Much of the market for the Marcellus shale appeared strong when the field was first developed, but then natural gas in the North East was expensive. Now there are gas pipelines such as the Rockies Express and LNG terminals that will supply cheaper gas. The high population densities and the varying terrain also don’t help.
Charles Maxwell responded that he agreed with the substance of what Art had said but had some different views and opinions. The majors now hold 25% of US production of natural gas, but have been inattentive to shale gas. But at the moment shale gas cannot be sold at a reasonable price. However there are situations where this inactivity is allowing neighboring wells to perhaps recover more natural gas.

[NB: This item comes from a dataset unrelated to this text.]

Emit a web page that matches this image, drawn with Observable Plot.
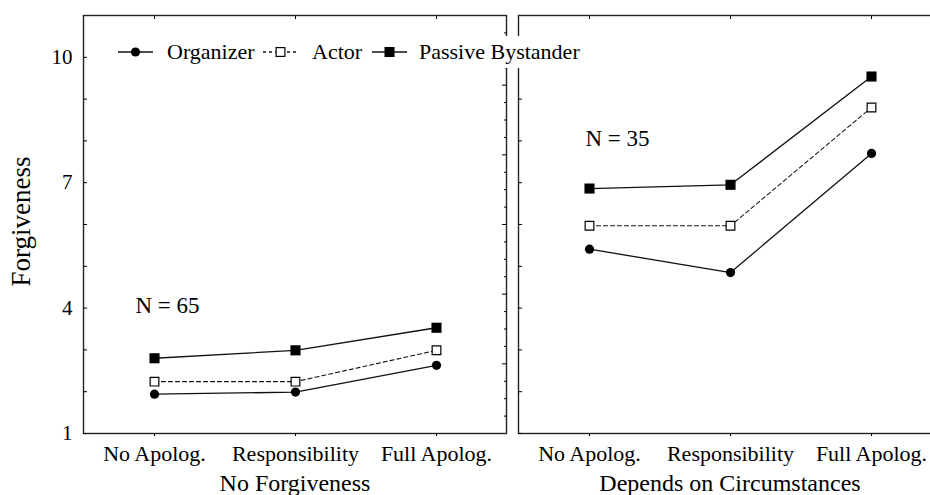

The second group of players, with 30%, are the big independents (Anadarko, Devon, Chesapeake etc). They dance to a different tune and a different effective time frame. But they too have made investment decisions based on pricing assumptions that are no longer valid. The excess of natural gas has dropped the price to $3.70 per kcf which was not expected. (Since 6 kcf has the energy of a barrel of oil, this is equivalent to $22.20 bbl oil). They see that while gas is now as cheap as coal, they hope however that there will be a pickup to help and are acting accordingly.
And the remaining 45% of the market plays are held by the smaller “mom and pop” sized investors. They are likely mostly losing money and market share, and may well be in a negative growth mode. Hedging has helped but that will be gone in 18 months. Some (about 75%) have silent partners (often foreign) who are carrying the losses, but how long can this last? He expects the Haynesville to peak in 8 years, the Fayettevile in 4, and the Barnett already has. The Marcellus is too difficult to tell.
He agrees with Art that $7.50 is a good average production cost, and you need a sweet spot to make a recovery. Many small operators do not know how much they are losing. It will be 3- 5 years before prices recover and by this time most of these small operators will be slaughtered. But it will also kill LNG development. He foresees prices going from $3.95 in 2009, to $6 in 2014, but not at an even growth rate.